For kids it means no more exams, no more homework and no more uniforms (except the fashion one, of course) at least for a while, and for teachers it’s a time to unwind after a long, stressful, term.
For parents, though, it’s a logistical nightmare as they try and juggle their work diaries so that their children aren’t left at home on their own. Yes, school’s out for summer. But the question is should it be out for quite so long?
The six-week school summer holiday has been a fixture on our calendar for as long as anyone can remember. But these days, with so many working parents and the cost of childcare having gone through the roof, it may be time for a re-think.
Many working families have to rely on grandparents’ support during the summer holidays, but this unpaid help isn’t seen as a long-term answer. According to the charity Grandparents Plus, the 14 million grandparents in this country provide childcare worth £3.9bn and research suggests they are increasingly being relied upon.
However, many grandparents feel guilty if they ever say “no” to looking after their grandchildren, while others have to cancel their own plans so they can help out.
One possible solution is to consign the six-week holiday to the educational dustbin.

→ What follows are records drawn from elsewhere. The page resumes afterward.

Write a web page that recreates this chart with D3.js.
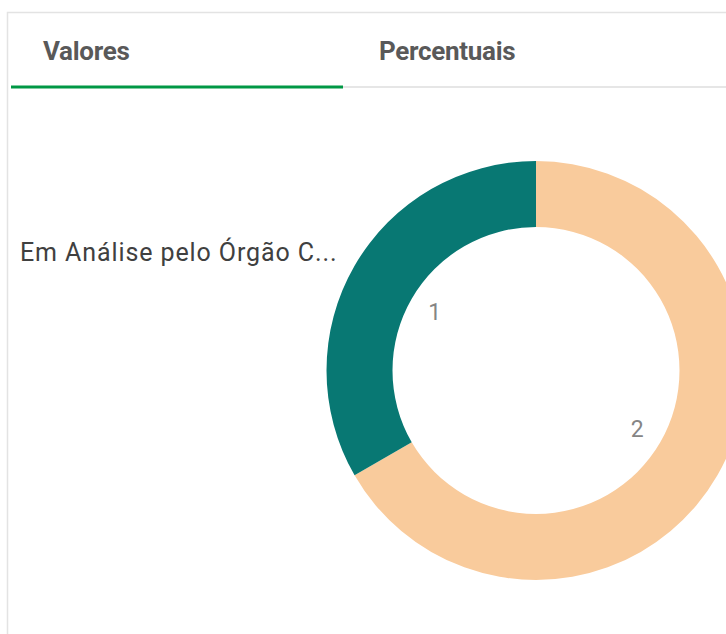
<!DOCTYPE html>
<html>
<head>
<meta charset="utf-8">
<script src="https://cdn.jsdelivr.net/npm/d3@7"></script>
<style>
  body { margin: 0; background: #fff; }
  svg { display: block; }
</style>
</head>
<body>
<div id="chart"></div>
<script>
// tabs, legend and slice data
var tabs = ["Valores", "Percentuais"];
var legendLabel = "Em Análise pelo Órgão C...";
var categories = ["b", "a"];
var values = [2, 1];
var colors = ["#f9cb9c", "#087873"];

var width = 726, height = 634;
var cx = 536, cy = 370.5, outerR = 209.5, innerR = 143.5, labelR = 117;

var svg = d3.select("#chart").append("svg")
    .attr("width", width)
    .attr("height", height);

//panel border (top and left)
svg.append("path")
    .attr("d", "M7.5,634 L7.5,12.5 L726,12.5")
    .attr("fill", "none")
    .attr("stroke", "#e3e3e3")
    .attr("stroke-width", 1.5);

//tab bar
var tabX = d3.scaleBand().domain(tabs).range([11, 675]);

svg.append("line")
    .attr("x1", 11).attr("x2", width)
    .attr("y1", 87).attr("y2", 87)
    .attr("stroke", "#e6e6e6")
    .attr("stroke-width", 2);

svg.append("rect")
    .attr("x", tabX(tabs[0]))
    .attr("y", 85.5)
    .attr("width", tabX.bandwidth())
    .attr("height", 3)
    .attr("fill", "#009845");

svg.selectAll(".tab")
    .data(tabs)
    .enter().append("text")
    .attr("class", "tab")
    .attr("x", function(d, i) { return i == 0 ? tabX(d) + 32 : tabX(d) + 36; })
    .attr("y", 60)
    .attr("font-family", "Roboto, sans-serif")
    .attr("font-weight", "bold")
    .attr("font-size", 26)
    .attr("letter-spacing", -0.3)
    .attr("fill", "#595959")
    .text(function(d) { return d; });

//legend / dimension label
svg.append("text")
    .attr("x", 20)
    .attr("y", 261)
    .attr("font-family", "Roboto, sans-serif")
    .attr("font-size", 25)
    .attr("letter-spacing", 0.9)
    .attr("fill", "#404040")
    .text(legendLabel);

//donut
var pie = d3.pie().sort(null).value(function(d) { return d; });
var arc = d3.arc().innerRadius(innerR).outerRadius(outerR);
var labelArc = d3.arc().innerRadius(labelR).outerRadius(labelR);

var g = svg.append("g").attr("transform", "translate(" + cx + "," + cy + ")");

var slices = pie(values);

g.selectAll(".slice")
    .data(slices)
    .enter().append("path")
    .attr("class", "slice")
    .attr("d", arc)
    .attr("fill", function(d, i) { return colors[i]; });

g.selectAll(".lbl")
    .data(slices)
    .enter().append("text")
    .attr("class", "lbl")
    .attr("transform", function(d) { return "translate(" + labelArc.centroid(d) + ")"; })
    .attr("text-anchor", "middle")
    .attr("dy", "0.35em")
    .attr("font-family", "Roboto, sans-serif")
    .attr("font-size", 23)
    .attr("fill", "#858585")
    .text(function(d) { return d.value; });
</script>
</body>
</html>
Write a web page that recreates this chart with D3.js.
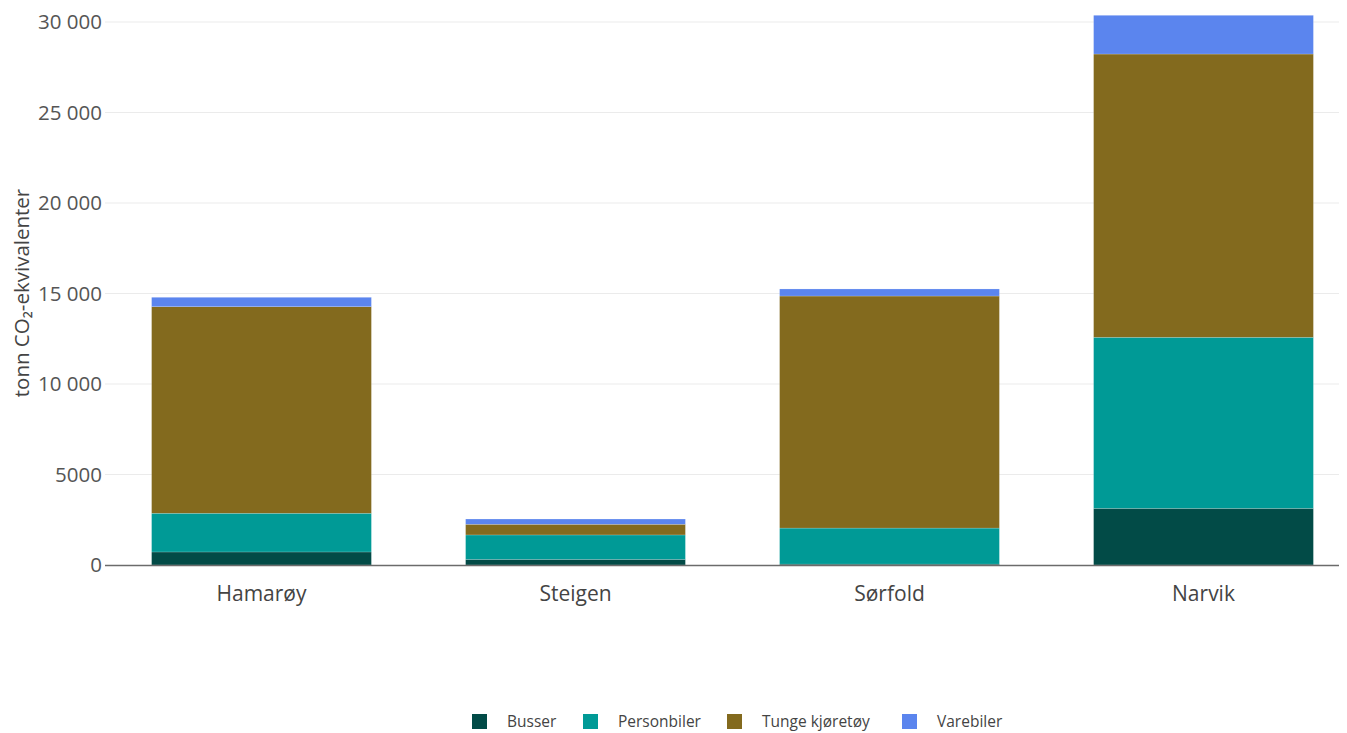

Those in favour argue that shorter breaks would make sure children didn’t forget what they had been taught and that by having shorter holidays and shorter terms, pupils will be more productive. Plus it would be a big help to families where both parents work.
But this was mooted before, in 2003, when teaching unions scuppered a proposal for a six-term year. Pam Milner, the West and North Yorkshire national executive member for the NASUWT union, believes any new move to cut summer holidays would be met by huge opposition. “There was a move a few years ago to move to a six-week term with four weeks summer holidays, which went down like a lead balloon,” she says.
“There are more and more demands being put on teachers and they have more hoops to jump through. Having a six-week break gives teachers the chance to re-charge their batteries,” she says.
Those who aren’t teachers might cast envious glances in their direction, thinking they spend most of this time either sunbathing or trying to improve their golf handicap, but Mrs Milner says in reality teachers spend a fair amount of their time off working.
“I don’t know of any teacher who takes all six weeks off. Most teachers spend at least two weeks in school either clearing up after last year, or getting ready for the year ahead.”
She says with teachers contending with a pay freeze and facing proposed changes to their pensions, the six-week summer holiday is seen as one of the few remaining benefits. “To have our holiday entitlement reduced by parent power is a nonsense, it would just be another instance where teachers are having to make unreasonable adjustments.”
She believes any attempt to change the six weeks holiday would have a detrimental effect. “Most teachers are very dedicated and want to do the best they can, but to cut summer holidays would be a step too far and what would happen is more and more people would leave the profession.”
At the David Young Community Academy in Leeds they have had a four-week summer holiday ever since opening in September 2006, and principal Ros McMullen believes the system works.
“Everyone needs a holiday, including kids, but it’s an awfully long time to be away, six weeks. It’s one thing when children are being taken around museums and galleries and are brought up to read outside school, but when families can’t afford to give them that rich cultural experience then six weeks without having any educational benefit can be very damaging.”
She says parents prefer the shorter four-week break.
“There aren’t any parents in the country that like the six-week holidays. It’s hugely expensive, not just if you’re going away, but when you’re at home with your kids you end up spending more and we just think it’s nonsense to have six weeks.
“We organise our whole calendar so that no term is longer than six weeks, so we don’t have horrendously long terms where people start getting fraught. But nobody loses out, teachers get the same holidays as other schools, we just do it differently.”